An unexpected phone call in the early hours changes everything, when the body of a young woman is discovered on the street not far from his home. With no trace of foul play, the initial speculation is suicide, a jump from an overhanging balcony but as Ari Thór digs deeper into the young woman’s past, he makes some shocking discoveries.
Meanwhile, Ari gets a call from an old friend at a nursing home. An elderly resident had repeatedly written the words ‘She was murdered’ all over the walls of his bedroom. Are these two cases connected? What is the truth behind the tragic death of this very studious and quiet young woman, nineteen years old with a very bright future ahead of her?
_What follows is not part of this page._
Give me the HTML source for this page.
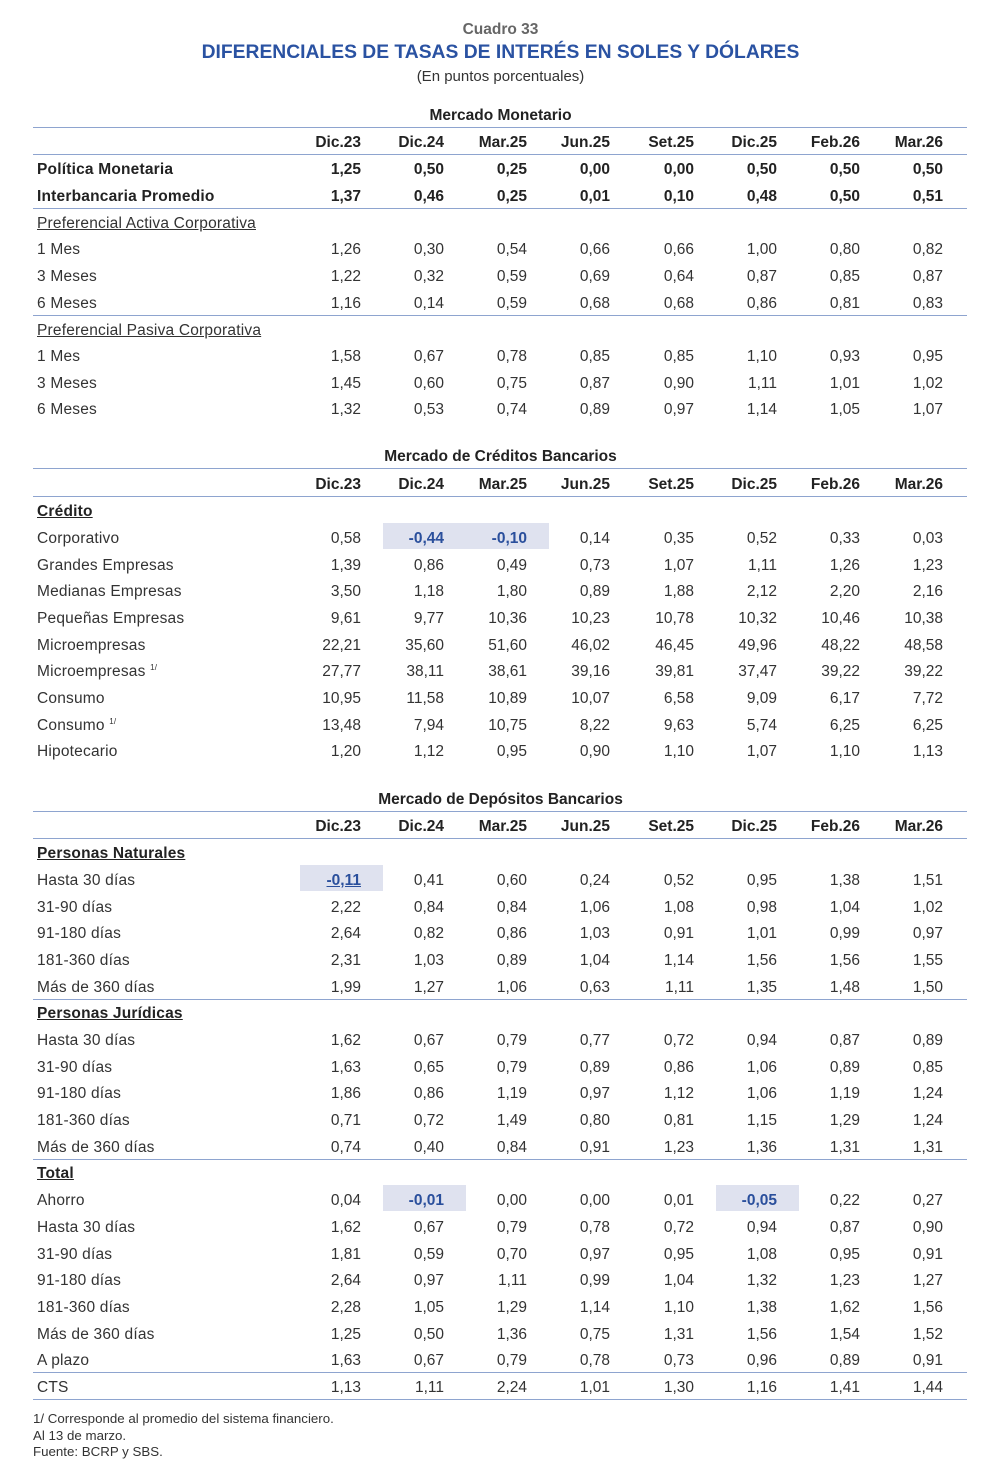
<!DOCTYPE html>
<html><head><meta charset="utf-8"><style>
body{margin:0;background:#fff;width:1001px;height:1484px;position:relative;font-family:"Liberation Sans",sans-serif;color:#333;overflow:hidden}
.t{position:absolute;left:0;width:1001px;text-align:center;margin-top:2px}
.ln{position:absolute;left:33px;width:934px;height:0;border-top:1.3px solid #8ea4cf}
.r{position:absolute;left:33px;width:934px;height:26px;line-height:26px;font-size:15.5px;margin-top:2px}
.r em{position:absolute;left:4px;font-style:normal;white-space:nowrap;letter-spacing:0.2px}
.r span{position:absolute;width:61px;text-align:right;padding-right:22px;height:26px}
.r span:nth-of-type(1){left:267px}.r span:nth-of-type(2){left:350px}.r span:nth-of-type(3){left:433px}.r span:nth-of-type(4){left:516px}
.r span:nth-of-type(5){left:600px}.r span:nth-of-type(6){left:683px}.r span:nth-of-type(7){left:766px}.r span:nth-of-type(8){left:849px}
.r span.h{top:-3px;padding-top:3px;height:23px}
.b{font-weight:bold;color:#222}
.h{background:#dfe2ef;color:#2a4f9c;font-weight:bold}
.u{text-decoration:underline}
sup{font-size:8px;line-height:0;vertical-align:6px}
.f{position:absolute;left:33px;font-size:13.3px;color:#333}
</style></head><body>
<div class="t" style="top:19px;font-size:15.5px;font-weight:bold;color:#666">Cuadro 33</div>
<div class="t" style="top:40px;font-size:19.3px;font-weight:bold;color:#2a52a2">DIFERENCIALES DE TASAS DE INTERÉS EN SOLES Y DÓLARES</div>
<div class="t" style="top:66px;font-size:15px">(En puntos porcentuales)</div>

<div class="t b" style="top:105px;font-size:15.5px">Mercado Monetario</div>
<div class="ln" style="top:127px"></div>
<div class="r b" style="top:128px"><span>Dic.23</span><span>Dic.24</span><span>Mar.25</span><span>Jun.25</span><span>Set.25</span><span>Dic.25</span><span>Feb.26</span><span>Mar.26</span></div>
<div class="ln" style="top:154px"></div>
<div class="r b" style="top:155px"><em>Política Monetaria</em><span>1,25</span><span>0,50</span><span>0,25</span><span>0,00</span><span>0,00</span><span>0,50</span><span>0,50</span><span>0,50</span></div>
<div class="r b" style="top:182px"><em>Interbancaria Promedio</em><span>1,37</span><span>0,46</span><span>0,25</span><span>0,01</span><span>0,10</span><span>0,48</span><span>0,50</span><span>0,51</span></div>
<div class="ln" style="top:208px"></div>
<div class="r" style="top:209px"><em class="u">Preferencial Activa Corporativa</em></div>
<div class="r" style="top:235px"><em>1 Mes</em><span>1,26</span><span>0,30</span><span>0,54</span><span>0,66</span><span>0,66</span><span>1,00</span><span>0,80</span><span>0,82</span></div>
<div class="r" style="top:262px"><em>3 Meses</em><span>1,22</span><span>0,32</span><span>0,59</span><span>0,69</span><span>0,64</span><span>0,87</span><span>0,85</span><span>0,87</span></div>
<div class="r" style="top:289px"><em>6 Meses</em><span>1,16</span><span>0,14</span><span>0,59</span><span>0,68</span><span>0,68</span><span>0,86</span><span>0,81</span><span>0,83</span></div>
<div class="ln" style="top:315px"></div>
<div class="r" style="top:316px"><em class="u">Preferencial Pasiva Corporativa</em></div>
<div class="r" style="top:342px"><em>1 Mes</em><span>1,58</span><span>0,67</span><span>0,78</span><span>0,85</span><span>0,85</span><span>1,10</span><span>0,93</span><span>0,95</span></div>
<div class="r" style="top:369px"><em>3 Meses</em><span>1,45</span><span>0,60</span><span>0,75</span><span>0,87</span><span>0,90</span><span>1,11</span><span>1,01</span><span>1,02</span></div>
<div class="r" style="top:395px"><em>6 Meses</em><span>1,32</span><span>0,53</span><span>0,74</span><span>0,89</span><span>0,97</span><span>1,14</span><span>1,05</span><span>1,07</span></div>

<div class="t b" style="top:446px;font-size:15.5px">Mercado de Créditos Bancarios</div>
<div class="ln" style="top:468px"></div>
<div class="r b" style="top:470px"><span>Dic.23</span><span>Dic.24</span><span>Mar.25</span><span>Jun.25</span><span>Set.25</span><span>Dic.25</span><span>Feb.26</span><span>Mar.26</span></div>
<div class="ln" style="top:496px"></div>
<div class="r b" style="top:497px"><em class="u">Crédito</em></div>
<div class="r" style="top:524px"><em>Corporativo</em><span>0,58</span><span class="h">-0,44</span><span class="h">-0,10</span><span>0,14</span><span>0,35</span><span>0,52</span><span>0,33</span><span>0,03</span></div>
<div class="r" style="top:551px"><em>Grandes Empresas</em><span>1,39</span><span>0,86</span><span>0,49</span><span>0,73</span><span>1,07</span><span>1,11</span><span>1,26</span><span>1,23</span></div>
<div class="r" style="top:577px"><em>Medianas Empresas</em><span>3,50</span><span>1,18</span><span>1,80</span><span>0,89</span><span>1,88</span><span>2,12</span><span>2,20</span><span>2,16</span></div>
<div class="r" style="top:604px"><em>Pequeñas Empresas</em><span>9,61</span><span>9,77</span><span>10,36</span><span>10,23</span><span>10,78</span><span>10,32</span><span>10,46</span><span>10,38</span></div>
<div class="r" style="top:631px"><em>Microempresas</em><span>22,21</span><span>35,60</span><span>51,60</span><span>46,02</span><span>46,45</span><span>49,96</span><span>48,22</span><span>48,58</span></div>
<div class="r" style="top:657px"><em>Microempresas <sup>1/</sup></em><span>27,77</span><span>38,11</span><span>38,61</span><span>39,16</span><span>39,81</span><span>37,47</span><span>39,22</span><span>39,22</span></div>
<div class="r" style="top:684px"><em>Consumo</em><span>10,95</span><span>11,58</span><span>10,89</span><span>10,07</span><span>6,58</span><span>9,09</span><span>6,17</span><span>7,72</span></div>
<div class="r" style="top:711px"><em>Consumo <sup>1/</sup></em><span>13,48</span><span>7,94</span><span>10,75</span><span>8,22</span><span>9,63</span><span>5,74</span><span>6,25</span><span>6,25</span></div>
<div class="r" style="top:737px"><em>Hipotecario</em><span>1,20</span><span>1,12</span><span>0,95</span><span>0,90</span><span>1,10</span><span>1,07</span><span>1,10</span><span>1,13</span></div>

<div class="t b" style="top:789px;font-size:15.5px">Mercado de Depósitos Bancarios</div>
<div class="ln" style="top:811px"></div>
<div class="r b" style="top:812px"><span>Dic.23</span><span>Dic.24</span><span>Mar.25</span><span>Jun.25</span><span>Set.25</span><span>Dic.25</span><span>Feb.26</span><span>Mar.26</span></div>
<div class="ln" style="top:838px"></div>
<div class="r b" style="top:839px"><em class="u">Personas Naturales</em></div>
<div class="r" style="top:866px"><em>Hasta 30 días</em><span class="h u">-0,11</span><span>0,41</span><span>0,60</span><span>0,24</span><span>0,52</span><span>0,95</span><span>1,38</span><span>1,51</span></div>
<div class="r" style="top:893px"><em>31-90 días</em><span>2,22</span><span>0,84</span><span>0,84</span><span>1,06</span><span>1,08</span><span>0,98</span><span>1,04</span><span>1,02</span></div>
<div class="r" style="top:919px"><em>91-180 días</em><span>2,64</span><span>0,82</span><span>0,86</span><span>1,03</span><span>0,91</span><span>1,01</span><span>0,99</span><span>0,97</span></div>
<div class="r" style="top:946px"><em>181-360 días</em><span>2,31</span><span>1,03</span><span>0,89</span><span>1,04</span><span>1,14</span><span>1,56</span><span>1,56</span><span>1,55</span></div>
<div class="r" style="top:973px"><em>Más de 360 días</em><span>1,99</span><span>1,27</span><span>1,06</span><span>0,63</span><span>1,11</span><span>1,35</span><span>1,48</span><span>1,50</span></div>
<div class="ln" style="top:999px"></div>
<div class="r b" style="top:999px"><em class="u">Personas Jurídicas</em></div>
<div class="r" style="top:1026px"><em>Hasta 30 días</em><span>1,62</span><span>0,67</span><span>0,79</span><span>0,77</span><span>0,72</span><span>0,94</span><span>0,87</span><span>0,89</span></div>
<div class="r" style="top:1053px"><em>31-90 días</em><span>1,63</span><span>0,65</span><span>0,79</span><span>0,89</span><span>0,86</span><span>1,06</span><span>0,89</span><span>0,85</span></div>
<div class="r" style="top:1079px"><em>91-180 días</em><span>1,86</span><span>0,86</span><span>1,19</span><span>0,97</span><span>1,12</span><span>1,06</span><span>1,19</span><span>1,24</span></div>
<div class="r" style="top:1106px"><em>181-360 días</em><span>0,71</span><span>0,72</span><span>1,49</span><span>0,80</span><span>0,81</span><span>1,15</span><span>1,29</span><span>1,24</span></div>
<div class="r" style="top:1133px"><em>Más de 360 días</em><span>0,74</span><span>0,40</span><span>0,84</span><span>0,91</span><span>1,23</span><span>1,36</span><span>1,31</span><span>1,31</span></div>
<div class="ln" style="top:1159px"></div>
<div class="r b" style="top:1159px"><em class="u">Total</em></div>
<div class="r" style="top:1186px"><em>Ahorro</em><span>0,04</span><span class="h">-0,01</span><span>0,00</span><span>0,00</span><span>0,01</span><span class="h">-0,05</span><span>0,22</span><span>0,27</span></div>
<div class="r" style="top:1213px"><em>Hasta 30 días</em><span>1,62</span><span>0,67</span><span>0,79</span><span>0,78</span><span>0,72</span><span>0,94</span><span>0,87</span><span>0,90</span></div>
<div class="r" style="top:1240px"><em>31-90 días</em><span>1,81</span><span>0,59</span><span>0,70</span><span>0,97</span><span>0,95</span><span>1,08</span><span>0,95</span><span>0,91</span></div>
<div class="r" style="top:1266px"><em>91-180 días</em><span>2,64</span><span>0,97</span><span>1,11</span><span>0,99</span><span>1,04</span><span>1,32</span><span>1,23</span><span>1,27</span></div>
<div class="r" style="top:1293px"><em>181-360 días</em><span>2,28</span><span>1,05</span><span>1,29</span><span>1,14</span><span>1,10</span><span>1,38</span><span>1,62</span><span>1,56</span></div>
<div class="r" style="top:1320px"><em>Más de 360 días</em><span>1,25</span><span>0,50</span><span>1,36</span><span>0,75</span><span>1,31</span><span>1,56</span><span>1,54</span><span>1,52</span></div>
<div class="r" style="top:1346px"><em>A plazo</em><span>1,63</span><span>0,67</span><span>0,79</span><span>0,78</span><span>0,73</span><span>0,96</span><span>0,89</span><span>0,91</span></div>
<div class="ln" style="top:1372px"></div>
<div class="r" style="top:1373px"><em>CTS</em><span>1,13</span><span>1,11</span><span>2,24</span><span>1,01</span><span>1,30</span><span>1,16</span><span>1,41</span><span>1,44</span></div>
<div class="ln" style="top:1399px"></div>
<div class="f" style="top:1411px">1/ Corresponde al promedio del sistema financiero.</div>
<div class="f" style="top:1428px">Al 13 de marzo.</div>
<div class="f" style="top:1444px">Fuente: BCRP y SBS.</div>
</body></html>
Ari Thór is an unusual character. With an old-style policing approach, he has a unique way of unearthing the truth and revealing the pain, grief and anger that lies beneath the surface. When he first moved to Siglufjörður, he was very much aware that he was a stranger in this northern community. But over the years, he has been accepted and as the town starts to attract more investment, and more tourists, Ari Thór begins to finally feel a local himself. As head of the investigative team and, now, the most senior member of the force, he has finally garnered respect but he still struggles with his own personal demons. Is he good enough? Can he match up to his mentor and predecessor, Tómas? Is remaining in Siglufjörður the right decision or should he return to Reykjavík? In the dead of night these are among the thoughts that rattle around in his head, leaving him permanently exhausted but determined to see justice done for this young woman.
A Ragnar Jónasson book has multiple characters, but for me, the one that always stands out is Iceland. The coldness really does seep off the pages necessitating you, the reader, to wrap your hands around a hot cuppa while you read on. It is so easy to visualise the stark environment and the people who inhabit this harsh landscape.
Winterkill is a mystery novel but this element really is more of an aside, as we finally bid Ari Thór farewell. With many decisions to make about his future, the reader is taken on one last journey with him. Winterkill is not written in the same fashion as many of the crime fiction novels that we currently see on the bookshelves, with Ragnar Jónasson writing his ‘Agatha Christie-ish’ style whodunit tale with his now distinctive penmanship. For those who have read the previous five books in the Dark Iceland Series, Winterkill will hopefully provide the much-wanted closure and, to all new Ari Thór fans across the globe, an Icelandic adventure awaits.
[ Bio ]
Icelandic crime writer Ragnar Jónasson was born in Reykjavík, and currently works as a lawyer, while teacher copyright law at the Reykjavík University Law School. In the past, he’s worked in TV and radio, including as a news reporter for the Icelandic National Broadcasting Service. Before embarking on a writing career, Ragnar translated fourteen Agatha Christie novels into Icelandic, and has had several short stories published in German, English and Icelandic literary magazines.
Ragnar set up the first overseas chapter of the CWA (Crime Writers’ Association) in Reykjavík, and is co-founder of the International crime-writing festival Iceland Noir.
Ragnar’s debut thriller, Snowblind became an almost instant bestseller when it was published in June 2015 with Nightblind (winner of the Dead Good Reads Most Captivating Crime in Translation Award) and then Blackout and Rupture following soon after. Winterkill is the sixth novels in the Dark Iceland series, which has been optioned for TV by On the Corner.
He lives in Reykjavík with his wife and two daughters.